What Mickey Thinks

Today’s illustrations are all borrowed from the Twitter site, Comics in the Golden Age https://twitter.com/ComicsintheGA
Mickey’s thinking has always been somewhat suspect. Not only is he so overly-creative that he can’t think in straight lines, only curlicues, he is also a Texas Democrat, a retired public school teacher, a Baby Boomer, an amateur cartoonist, and a writer of YA novels. Those categories are all marginalized and suspect in modern society today. So, nobody actually takes seriously any of the things that Mickey actually thinks… if he is, indeed, capable of thinking. But let’s take a sideways look at it anyway.
Mickey often makes Lou Costello-like mistakes, but at least he knows who Lou Costello and Bud Abbot are, and is able to look them up on Google.
One thing that Mickey definitely thinks is true is that, because of the invention of the internet, there has never been a better time for finding information, evaluating facts, and doing research than now. It used to be that digging in the library was a limited source because it only provided those resources the library administrator could afford, have donated by the odd bibliophile, or whimsically thought was a good source of information worth the price. You couldn’t cross-reference things and look up cited sources and verify footnotes in the same almost-instantaneous ways you can nowadays with a simple point and click, or manipulation of your monkey-thumbs on the touch-screen.

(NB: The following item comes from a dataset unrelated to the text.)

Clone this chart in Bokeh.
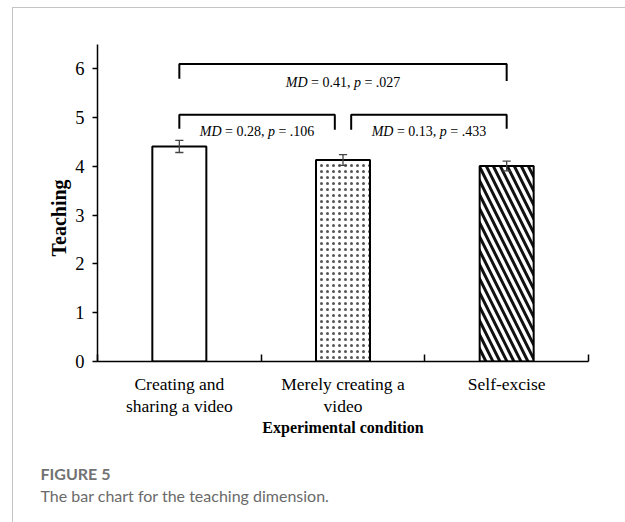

Old Archie is a teenage doofus, and so, much more likable than any modern Riverdale version.
So, knowing that Mickey surfs the internet on a skateboard of 1960’s comic-book notions and 1940’s radio-play morality, we can now take a look at some of the doofus notions he entertains in his stupid head because of stuff found on the internet.
  1. Aliens crashed their interstellar skateboard near Roswell New Mexico in 1947. This thing Mickey thunk is based on the testimony of Major Jesse Marcel as told to UFO researcher and former physicist Stanton Friedman. And the strongest argument is why the government went to such lengths to change the story and cover something up. Weather balloons? Project Mogul? No.
  2. William Shakespeare is not the real name of the author of Shakespeare’s plays. The poor man misspelled his own name on documents in the real world, yet in the world of the theater, he was an unparalleled poet and master of the language. He knew things about Italy and life in royal courts of Europe without ever having been out of the precincts of central London. Mark Twain didn’t believe it. And his name wasn’t the real name of the author of Huckleberry Finn either.
  3. The political and social story of this country is controlled by grifters, con men, politicians, Republicans, Skull-and-Bonesmen, bankers, insurance salesmen, and other criminals who only tell lies. And Mickey thinks this because of first-hand eye-witness evidence and numerous bills and charges that reduced Mickey’s stock of valuable things to next to nothing. The best things in life are, indeed, free. But men with too much money and power will monetize that freedom.
And I do suppose that you’d have to be an idiot to think and believe what Mickey has thunk. But Mickey has reasons why he can’t just let it go. Truth is truth, even, sometimes when it can be proven false. And the truest thing is, Mickey will never stop thinking while he lives. Think about this; Walt Disney died before Christmas in 1966. Walt Disney not only produced Mickey Mouse cartoons, he provided a voice and life to the character. So, does that mean that since 1966, Mickey Mouse has been a zombie? A member of the walking/talking dead? Think about it like Mickey does.